> _Task prompt_
An exact reproduction of the records is required, with all images left out.

> _Task data_
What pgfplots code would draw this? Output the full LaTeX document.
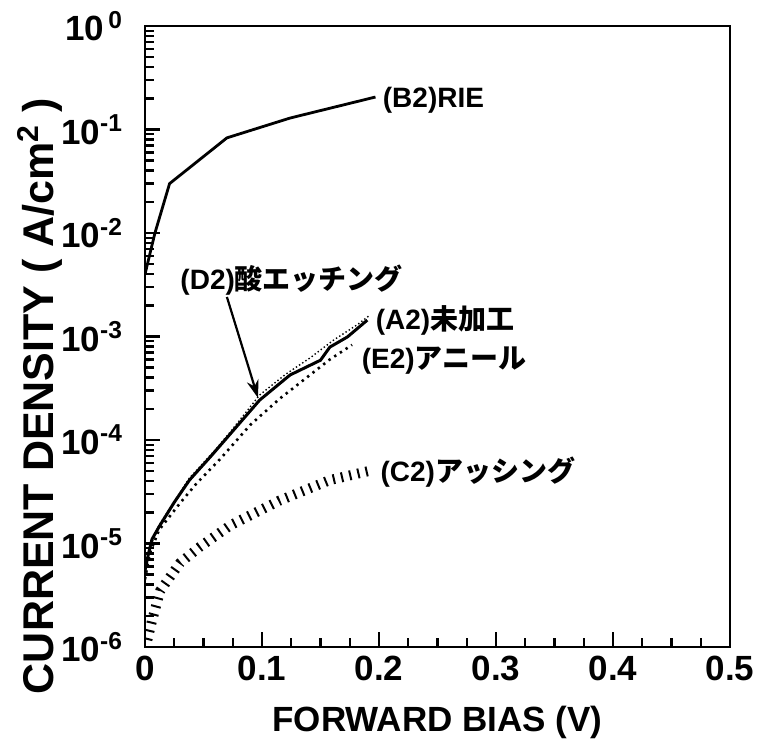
\documentclass[border=0pt]{standalone}
\usepackage{pgfplots}
\pgfplotsset{compat=1.18}
\usepackage{fontspec}
\setmainfont{Liberation Sans}
\newfontfamily\jp{Noto Sans CJK JP}
\usetikzlibrary{arrows.meta}
\begin{document}
\begin{tikzpicture}
\begin{axis}[
  name=ax, at={(0,0)}, anchor=south west,
  scale only axis, width=292.5pt, height=310.5pt,
  ymode=log, xmin=0, xmax=0.5, ymin=1e-6, ymax=1,
  xtick={0,0.1,0.2,0.3,0.4,0.5},
  xticklabels={0,0.1,0.2,0.3,0.4,0.5},
  minor x tick num=3,
  ytick={1e-6,1e-5,1e-4,1e-3,1e-2,1e-1,1},
  yticklabels={10\textsuperscript{-6},10\textsuperscript{-5},10\textsuperscript{-4},10\textsuperscript{-3},10\textsuperscript{-2},10\textsuperscript{-1},10\textsuperscript{\,0}},
  xtick pos=bottom, ytick pos=left, tick align=inside,
  major tick length=7.5pt, minor tick length=4.5pt,
  every tick/.style={line width=1.2pt, black},
  axis line style={line width=1.4pt},
  tick label style={font=\fontsize{17.5}{20}\selectfont\bfseries},
  yticklabel style={xshift=-7.5pt},
  xticklabel style={yshift=-1pt},
  xlabel={FORWARD BIAS (V)},
  ylabel={CURRENT DENSITY ( A/cm\textsuperscript{2} )},
  xlabel style={font=\fontsize{17.5}{20}\selectfont\bfseries, at={(axis description cs:0.5,-0.121)}, anchor=center},
  ylabel style={font=\fontsize{21.5}{24}\selectfont\bfseries, at={(axis description cs:-0.18,0.404)}, anchor=center},
]
% (B2) RIE
\addplot[black, line width=1.4pt] coordinates {
(0,4e-3) (0.0085,1e-2) (0.021,3.0e-2) (0.070,8.3e-2) (0.124,0.129) (0.197,0.206)};
% (A2)
\addplot[black, line width=1.5pt] coordinates {
(0,5.5e-6) (0.003,8e-6) (0.006,1.1e-5) (0.012,1.45e-5) (0.025,2.5e-5) (0.038,4.1e-5)
(0.056,6.9e-5) (0.081,1.46e-4) (0.098,2.43e-4) (0.124,4.25e-4) (0.150,5.9e-4)
(0.158,7.9e-4) (0.173,9.9e-4) (0.190,1.44e-3)};
% (D2)
\addplot[black, line width=0.7pt, dash pattern=on 0.7pt off 1.2pt] coordinates {
(0,5e-6) (0.004,9e-6) (0.012,1.5e-5) (0.038,4.3e-5) (0.060,8e-5) (0.073,1.2e-4)
(0.098,2.72e-4) (0.120,4.3e-4) (0.141,6.2e-4) (0.161,9.2e-4) (0.181,1.29e-3) (0.192,1.6e-3)};
% (E2)
\addplot[black, line width=1.3pt, dash pattern=on 1.2pt off 2.2pt] coordinates {
(0,4.5e-6) (0.004,8e-6) (0.012,1.35e-5) (0.030,2.46e-5) (0.044,3.8e-5) (0.064,6.5e-5)
(0.090,1.4e-4) (0.115,2.5e-4) (0.158,6.0e-4) (0.177,8.3e-4)};
% (C2)
\addplot[black, line width=5pt, dash pattern=on 1pt off 3.2pt] coordinates {
(0.002,1.17e-6) (0.006,1.8e-6) (0.013,3.5e-6) (0.030,6.5e-6) (0.047,9.3e-6)
(0.073,1.5e-5) (0.115,2.6e-5) (0.158,4.1e-5) (0.194,5.1e-5)};

\begin{scope}[every node/.style={anchor=west, inner sep=0pt, font=\fontsize{14}{16}\selectfont\bfseries}]
\node at (axis cs:0.203,0.193) {(B2)RIE};
\node at (axis cs:0.030,3.5e-3) {(D2){\jp\bfseries 酸エッチング}};
\node at (axis cs:0.197,1.44e-3) {(A2){\jp\bfseries 未加工}};
\node at (axis cs:0.185,5.9e-4) {(E2){\jp\bfseries アニール}};
\node at (axis cs:0.201,4.9e-5) {(C2){\jp\bfseries アッシング}};
\end{scope}
\draw[line width=1.1pt, -{Stealth[length=9pt, width=6pt]}] (axis cs:0.070,2.41e-3) -- (axis cs:0.0966,2.55e-4);
\end{axis}
\pgfresetboundingbox
\path (-72.5pt,-50.5pt) rectangle (307.5pt,323.5pt);
\end{tikzpicture}
\end{document}
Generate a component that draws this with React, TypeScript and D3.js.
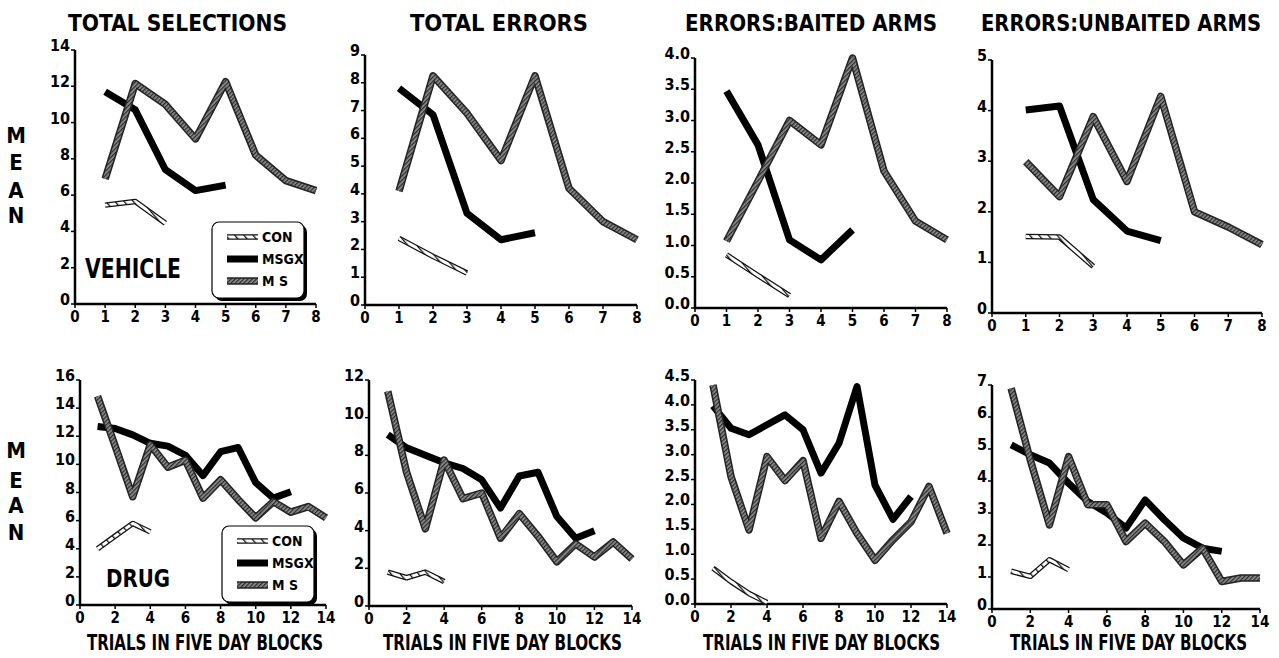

> _Exercise answer_
What pgfplots code would draw this? Output the full LaTeX document.
\documentclass[border=0pt]{standalone}
\usepackage{pgfplots}
\pgfplotsset{compat=1.18}
\usepackage{fontspec}
\setmainfont{Liberation Sans}
\newfontfamily\jp{Noto Sans CJK JP}
\usetikzlibrary{arrows.meta}
\begin{document}
\begin{tikzpicture}
\begin{axis}[
  name=ax, at={(0,0)}, anchor=south west,
  scale only axis, width=292.5pt, height=310.5pt,
  ymode=log, xmin=0, xmax=0.5, ymin=1e-6, ymax=1,
  xtick={0,0.1,0.2,0.3,0.4,0.5},
  xticklabels={0,0.1,0.2,0.3,0.4,0.5},
  minor x tick num=3,
  ytick={1e-6,1e-5,1e-4,1e-3,1e-2,1e-1,1},
  yticklabels={10\textsuperscript{-6},10\textsuperscript{-5},10\textsuperscript{-4},10\textsuperscript{-3},10\textsuperscript{-2},10\textsuperscript{-1},10\textsuperscript{\,0}},
  xtick pos=bottom, ytick pos=left, tick align=inside,
  major tick length=7.5pt, minor tick length=4.5pt,
  every tick/.style={line width=1.2pt, black},
  axis line style={line width=1.4pt},
  tick label style={font=\fontsize{17.5}{20}\selectfont\bfseries},
  yticklabel style={xshift=-7.5pt},
  xticklabel style={yshift=-1pt},
  xlabel={FORWARD BIAS (V)},
  ylabel={CURRENT DENSITY ( A/cm\textsuperscript{2} )},
  xlabel style={font=\fontsize{17.5}{20}\selectfont\bfseries, at={(axis description cs:0.5,-0.121)}, anchor=center},
  ylabel style={font=\fontsize{21.5}{24}\selectfont\bfseries, at={(axis description cs:-0.18,0.404)}, anchor=center},
]
% (B2) RIE
\addplot[black, line width=1.4pt] coordinates {
(0,4e-3) (0.0085,1e-2) (0.021,3.0e-2) (0.070,8.3e-2) (0.124,0.129) (0.197,0.206)};
% (A2)
\addplot[black, line width=1.5pt] coordinates {
(0,5.5e-6) (0.003,8e-6) (0.006,1.1e-5) (0.012,1.45e-5) (0.025,2.5e-5) (0.038,4.1e-5)
(0.056,6.9e-5) (0.081,1.46e-4) (0.098,2.43e-4) (0.124,4.25e-4) (0.150,5.9e-4)
(0.158,7.9e-4) (0.173,9.9e-4) (0.190,1.44e-3)};
% (D2)
\addplot[black, line width=0.7pt, dash pattern=on 0.7pt off 1.2pt] coordinates {
(0,5e-6) (0.004,9e-6) (0.012,1.5e-5) (0.038,4.3e-5) (0.060,8e-5) (0.073,1.2e-4)
(0.098,2.72e-4) (0.120,4.3e-4) (0.141,6.2e-4) (0.161,9.2e-4) (0.181,1.29e-3) (0.192,1.6e-3)};
% (E2)
\addplot[black, line width=1.3pt, dash pattern=on 1.2pt off 2.2pt] coordinates {
(0,4.5e-6) (0.004,8e-6) (0.012,1.35e-5) (0.030,2.46e-5) (0.044,3.8e-5) (0.064,6.5e-5)
(0.090,1.4e-4) (0.115,2.5e-4) (0.158,6.0e-4) (0.177,8.3e-4)};
% (C2)
\addplot[black, line width=5pt, dash pattern=on 1pt off 3.2pt] coordinates {
(0.002,1.17e-6) (0.006,1.8e-6) (0.013,3.5e-6) (0.030,6.5e-6) (0.047,9.3e-6)
(0.073,1.5e-5) (0.115,2.6e-5) (0.158,4.1e-5) (0.194,5.1e-5)};

\begin{scope}[every node/.style={anchor=west, inner sep=0pt, font=\fontsize{14}{16}\selectfont\bfseries}]
\node at (axis cs:0.203,0.193) {(B2)RIE};
\node at (axis cs:0.030,3.5e-3) {(D2){\jp\bfseries 酸エッチング}};
\node at (axis cs:0.197,1.44e-3) {(A2){\jp\bfseries 未加工}};
\node at (axis cs:0.185,5.9e-4) {(E2){\jp\bfseries アニール}};
\node at (axis cs:0.201,4.9e-5) {(C2){\jp\bfseries アッシング}};
\end{scope}
\draw[line width=1.1pt, -{Stealth[length=9pt, width=6pt]}] (axis cs:0.070,2.41e-3) -- (axis cs:0.0966,2.55e-4);
\end{axis}
\pgfresetboundingbox
\path (-72.5pt,-50.5pt) rectangle (307.5pt,323.5pt);
\end{tikzpicture}
\end{document}
Generate a component that draws this with React, TypeScript and D3.js.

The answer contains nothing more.